Just for Dads ~ February 2022
by Ward Williams
Executive director, Vineyard Family Services
photo by Photograph by Tim Mossholder/Upsplash
I have always loved listening to music and attending concerts. My favorite genre is country music—the older, the better—followed by classic rock, 80s pop, and then maybe contemporary Christian music. I recently watched the movie, The Jesus Music, which is a look back at the contemporary Christian music scene that began in the sixties. As I watched, I was amazed at how Christian music has put a stamp on so many moments of my life. I could remember where I was and what was going on in my life when different artists or songs were highlighted. Christian music helped to shape the way I thought about God, relationships, perseverance, purity, and even social issues we are dealing with today.

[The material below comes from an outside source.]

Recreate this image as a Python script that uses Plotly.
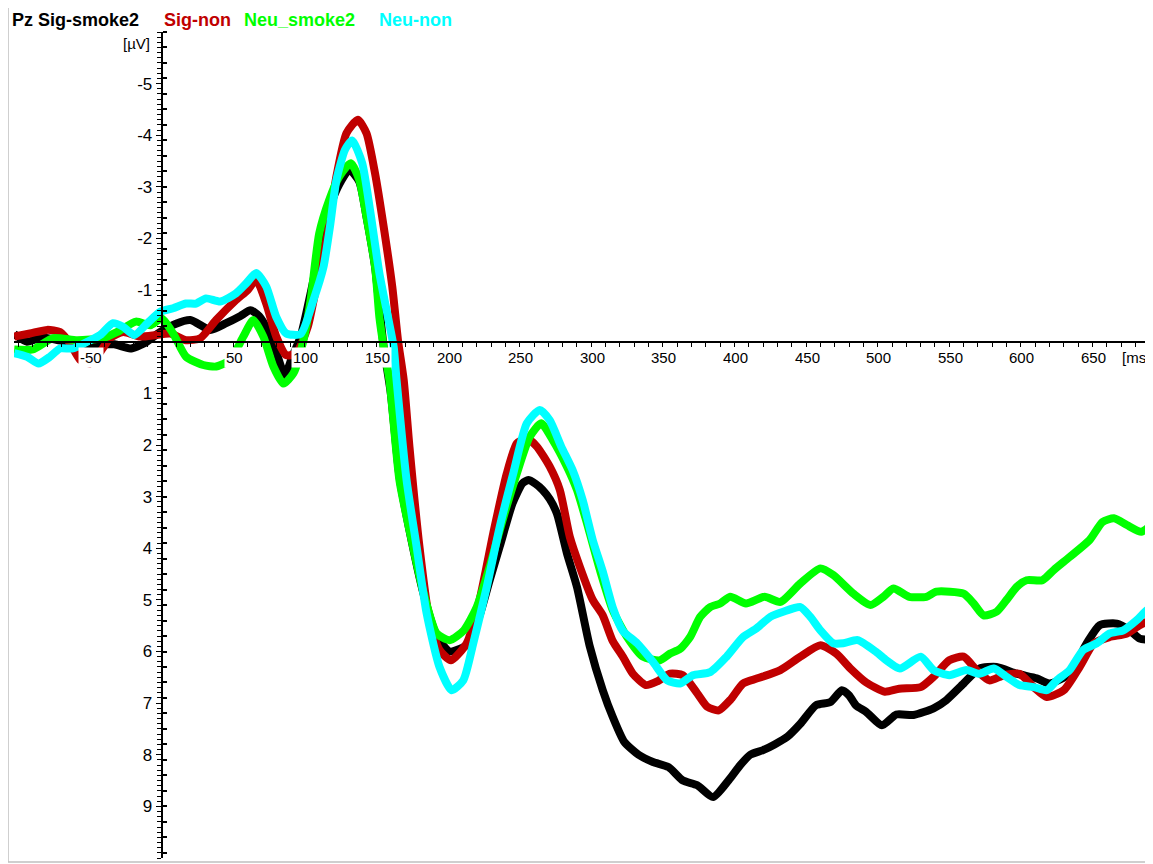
import plotly.graph_objects as go

# ---------------- data (ms, microvolts) ----------------
t_sig_smoke2 = [-103, -94, -84, -72, -60, -45, -33, -22, -12, -1, 10, 20, 34, 45, 55, 62, 68, 75, 80, 86,
                91, 97, 106, 112, 118, 124, 131, 138, 143, 149, 155, 160, 166, 173, 183, 192, 201, 208, 214,
                222, 229, 236, 245, 252, 256, 261, 266, 271, 276, 283, 290, 299, 308, 315, 323, 333, 343,
                354, 364, 374, 385, 396, 404, 411, 420, 428, 437, 446, 457, 467, 475, 480, 485, 492, 503,
                513, 525, 539, 548, 560, 571, 583, 597, 611, 620, 634, 646, 655, 667, 676, 683, 691]
v_sig_smoke2 = [-0.15, 0.0, -0.08, -0.03, 0.03, 0.05, 0.05, 0.13, 0.03, -0.19, -0.35, -0.42, -0.23, -0.36,
                -0.5, -0.61, -0.5, -0.19, 0.2, 0.65, 0.3, -0.1, -1.2, -2.0, -2.65, -3.05, -3.33, -3.1,
                -2.42, -1.45, 0.1, 1.0, 2.6, 3.65, 4.9, 5.7, 6.0, 5.95, 5.85, 5.3, 4.62, 3.97, 3.13, 2.74,
                2.68, 2.75, 2.87, 3.05, 3.33, 4.1, 4.75, 5.91, 6.75, 7.27, 7.75, 8.0, 8.14, 8.24, 8.5,
                8.59, 8.82, 8.49, 8.2, 8.0, 7.91, 7.8, 7.65, 7.4, 7.04, 6.98, 6.75, 6.85, 7.05, 7.17,
                7.43, 7.22, 7.23, 7.1, 6.94, 6.62, 6.33, 6.3, 6.43, 6.52, 6.62, 6.43, 5.84, 5.49, 5.46,
                5.59, 5.75, 5.77]

t_sig_non = [-103, -92, -80, -71, -64, -57, -50, -43, -36, -27, -15, -4, 6, 17, 27, 38, 52, 60, 66, 73,
             80, 87, 94, 102, 108, 115, 122, 129, 137, 143, 149, 155, 161, 165, 169, 173, 180, 187, 194,
             202, 213, 222, 232, 241, 248, 255, 262, 271, 278, 285, 292, 301, 308, 315, 322, 329, 338,
             346, 355, 364, 374, 381, 389, 397, 406, 416, 432, 446, 460, 471, 481, 492, 505, 515, 530,
             539, 550, 560, 569, 578, 588, 599, 609, 618, 630, 641, 651, 662, 674, 683, 691]
v_sig_non = [-0.1, -0.16, -0.23, -0.19, 0.03, 0.35, 0.42, 0.2, -0.07, -0.19, -0.1, -0.13, -0.16, -0.03,
             -0.07, -0.42, -0.81, -1.0, -1.2, -0.74, -0.1, 0.26, 0.22, -0.29, -1.07, -1.97, -3.2, -4.04,
             -4.3, -4.04, -3.26, -2.23, -1.07, -0.03, 0.74, 2.03, 3.97, 5.39, 5.97, 6.17, 5.84, 5.0,
             3.65, 2.55, 1.97, 1.87, 2.03, 2.42, 2.87, 3.78, 4.36, 5.0, 5.3, 5.8, 6.1, 6.43, 6.65, 6.58,
             6.43, 6.46, 6.81, 7.07, 7.14, 6.94, 6.62, 6.52, 6.36, 6.1, 5.88, 6.04, 6.33, 6.6, 6.78,
             6.72, 6.69, 6.49, 6.17, 6.1, 6.36, 6.56, 6.46, 6.43, 6.69, 6.88, 6.75, 6.3, 5.84, 5.72,
             5.65, 5.49, 5.39]

t_neu_smoke2 = [-103, -90, -76, -59, -41, -31, -18, -8, 0, 8, 17, 29, 38, 48, 57, 64, 71, 78, 85, 92, 99,
                104, 110, 117, 124, 132, 138, 143, 149, 152, 155, 159, 166, 173, 183, 192, 201, 211, 220,
                229, 238, 248, 257, 265, 273, 283, 290, 297, 306, 315, 325, 336, 348, 355, 362, 369, 376,
                383, 390, 397, 408, 421, 432, 446, 460, 469, 483, 495, 504, 511, 522, 534, 541, 560, 567,
                574, 583, 590, 597, 604, 615, 623, 634, 648, 657, 665, 674, 684, 691]
v_neu_smoke2 = [0.15, 0.15, -0.07, -0.03, -0.07, -0.19, -0.39, -0.32, -0.45, -0.16, 0.29, 0.45, 0.48,
                0.35, -0.1, -0.42, -0.1, 0.48, 0.81, 0.61, -0.03, -0.81, -2.1, -2.75, -3.2, -3.46, -3.13,
                -2.42, -1.45, -0.48, 0.1, 0.74, 2.68, 3.65, 4.88, 5.65, 5.78, 5.59, 5.14, 4.36, 3.46, 2.55,
                1.84, 1.58, 1.9, 2.42, 2.87, 3.52, 4.42, 5.2, 5.72, 6.1, 6.17, 6.04, 5.95, 5.72, 5.33,
                5.14, 5.07, 4.94, 5.07, 4.94, 5.04, 4.68, 4.39, 4.52, 4.88, 5.1, 4.94, 4.78, 4.94, 4.94,
                4.84, 4.88, 5.07, 5.3, 5.23, 5.0, 4.75, 4.62, 4.62, 4.42, 4.17, 3.84, 3.49, 3.42, 3.55,
                3.68, 3.55]

t_neu_non = [-103, -94, -86, -78, -71, -62, -52, -43, -34, -27, -19, -10, -1, 8, 17, 24, 31, 41, 52, 59,
             66, 73, 80, 87, 97, 106, 113, 117.5, 122, 128, 133, 140, 145.5, 152, 158, 162, 164, 171, 178,
             185, 194, 202.5, 210.6, 217.6, 227, 236, 245.5, 255, 264, 271, 279, 287, 294, 301, 308, 315,
             322, 332, 343, 353, 362, 371, 383, 394.5, 406, 415.5, 425, 434, 446, 453, 460, 469, 476,
             486, 499, 506, 515.5, 530, 539, 550, 562, 571, 581, 590, 599, 609, 618, 625, 634, 643.5,
             653, 662, 671.5, 681, 688, 691]
v_neu_non = [0.22, 0.29, 0.42, 0.29, 0.13, 0.13, 0.0, -0.13, -0.36, -0.29, -0.13, -0.36, -0.58, -0.65,
             -0.74, -0.74, -0.84, -0.78, -0.94, -1.13, -1.33, -1.07, -0.48, -0.16, -0.15, -0.81, -1.45,
             -2.23, -3.13, -3.72, -3.9, -3.46, -2.55, -1.33, -0.48, 0.1, 0.74, 2.68, 3.97, 5.26, 6.3,
             6.75, 6.56, 5.84, 4.75, 3.59, 2.55, 1.58, 1.32, 1.52, 2.03, 2.49, 3.07, 3.84, 4.45, 5.15,
             5.6, 5.84, 6.2, 6.56, 6.62, 6.46, 6.4, 6.1, 5.72, 5.55, 5.33, 5.23, 5.14, 5.33, 5.59, 5.84,
             5.84, 5.78, 6.01, 6.17, 6.33, 6.1, 6.36, 6.46, 6.36, 6.43, 6.33, 6.49, 6.65, 6.69, 6.75,
             6.56, 6.36, 5.97, 5.84, 5.65, 5.59, 5.39, 5.2, 5.17]

series_names = ["Sig-smoke2", "Sig-non", "Neu_smoke2", "Neu-non"]
series_colors = ["#000000", "#c00000", "#00ff00", "#00ffff"]
x_tick_labels = [-50, 50, 100, 150, 200, 250, 300, 350, 400, 450, 500, 550, 600, 650]
y_tick_labels = [-5, -4, -3, -2, -1, 1, 2, 3, 4, 5, 6, 7, 8, 9]

X_RANGE = [-103.14, 690.15]
Y_RANGE = [10, -6]

fig = go.Figure()
for t, v, name, col in zip([t_sig_smoke2, t_sig_non, t_neu_smoke2, t_neu_non],
                           [v_sig_smoke2, v_sig_non, v_neu_smoke2, v_neu_non],
                           series_names, series_colors):
    fig.add_trace(go.Scatter(x=t, y=v, mode="lines", name=name,
                             line=dict(color=col, width=8, shape="spline", smoothing=0.6),
                             showlegend=False, hoverinfo="skip"))

ypos = (0 - X_RANGE[0]) / (X_RANGE[1] - X_RANGE[0])
xpos = (Y_RANGE[0] - 0) / (Y_RANGE[0] - Y_RANGE[1])

FONT = "Liberation Sans, Arial, sans-serif"

# page body has an 8px margin, so the figure is drawn 8px in from the window's corner
fig.update_layout(
    width=1145, height=856,
    margin=dict(l=6, r=3, t=24, b=6),
    paper_bgcolor="white", plot_bgcolor="white",
    font=dict(family=FONT, color="black"),
    xaxis=dict(range=X_RANGE, anchor="free", position=xpos, showline=True, linecolor="black",
               linewidth=2, ticks="outside", tickmode="linear", tick0=0, dtick=10, ticklen=4,
               tickwidth=1, tickcolor="black", showticklabels=False, showgrid=False,
               zeroline=False, automargin=False),
    yaxis=dict(range=Y_RANGE, anchor="free", position=ypos, side="left", showline=True,
               linecolor="black", linewidth=2, ticks="outside", ticklen=5, tickwidth=1,
               tickcolor="black", tickmode="array", tickvals=y_tick_labels,
               ticktext=[str(v) for v in y_tick_labels], tickfont=dict(size=17, family=FONT),
               minor=dict(ticks="outside", tickmode="linear", tick0=0, dtick=0.1, ticklen=4,
                          tickwidth=1, tickcolor="black", showgrid=False),
               showgrid=False, zeroline=False, automargin=False),
    yaxis2=dict(range=Y_RANGE, overlaying="y", anchor="free", position=ypos, side="right",
                showline=False, ticks="outside", tickmode="linear", tick0=0, dtick=0.3,
                ticklen=4, tickwidth=2, tickcolor="black", showticklabels=False,
                showgrid=False, zeroline=False, automargin=False),
)

fig.add_trace(go.Scatter(x=[], y=[], yaxis="y2", showlegend=False))

ann = []
for v in x_tick_labels:
    ann.append(dict(x=v, y=0, xref="x", yref="y", text=str(v), showarrow=False,
                    yshift=-16, xshift=1, bgcolor="white", borderpad=1,
                    font=dict(size=15, family=FONT, color="black")))
ann.append(dict(x=1.0, y=0, xref="paper", yref="y", text="[ms]", showarrow=False, xanchor="right",
                yshift=-16, xshift=1, bgcolor="white", borderpad=0,
                font=dict(size=15, family=FONT, color="black")))
ann.append(dict(x=(152 - 14) / 1136, y=(858 - 43) / 826, xref="paper", yref="paper", text="[µV]",
                showarrow=False, xanchor="right", yanchor="middle",
                font=dict(size=15, family=FONT, color="black")))

title_parts = [("Pz Sig-smoke2", "#000000", 11), ("Sig-non", "#c00000", 162.7),
               ("Neu_smoke2", "#00ff00", 243.3), ("Neu-non", "#00ffff", 378.3)]
for txt, col, px in title_parts:
    ann.append(dict(x=(px - 14) / 1136, y=(858 - 19.5) / 826, xref="paper", yref="paper",
                    text="<b>" + txt + "</b>", showarrow=False, xanchor="left", yanchor="middle",
                    borderpad=0, font=dict(size=18, family=FONT, color=col)))
fig.update_layout(annotations=ann)

fig.add_shape(type="rect", xref="paper", yref="paper", x0=(8 - 14) / 1136, x1=(1150.5 - 14) / 1136,
              y0=(858 - 862) / 826, y1=(858 + 6) / 826, line=dict(color="#c0c0c0", width=1.5),
              fillcolor="rgba(0,0,0,0)", layer="below")

fig.write_html("out.html")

The American Academy of Child & Adolescent Psychiatry estimates that teenagers spend up to nine hours in front of a screen each day, and young children can spend up to six hours daily. As I thought about how much time I spent as a teenager listening to music and how much it influenced so many areas of my life, I wondered how the many hours a day of screen time that our children are experiencing are impacting and influencing their lives. What is going to stick with them as they become adults? During those nine hours of screen time, how much violence, profanity, inhumane thoughts, or negativity is being stamped onto our kids minds, souls, and spirits? It’s hard to predict what will stick in our brains as the messages heard and seen from media pass through and possibly take root. The Bible says in Luke 6:45, “A good person produces good things from the treasury of a good heart, and an evil person produces evil things from the treasury of an evil heart. What you say flows from what is in your heart.”
The amount of time our children spend with media has become a huge problem, and we don’t know all the effects that it will have on them and on society. I encourage you to look around when you are in public and observe how many kids—including very young children—are being entertained by their own private media device.
We need a well thought-out and deliberate plan to make sure that media, music, social media, or television is not robbing our kids of innocence or callousing their consciences long-term. We need to make sure that what our kids are reading, watching, or listening to benefits them and
gives them the necessary tools for the battles they will inevitably face. Music, arts, and other entertainment have always been, and always will be, an important part of happy human relationships. I don’t advocate fear of new forms of media, but as parents we must be an educated filter of what reaches our kids.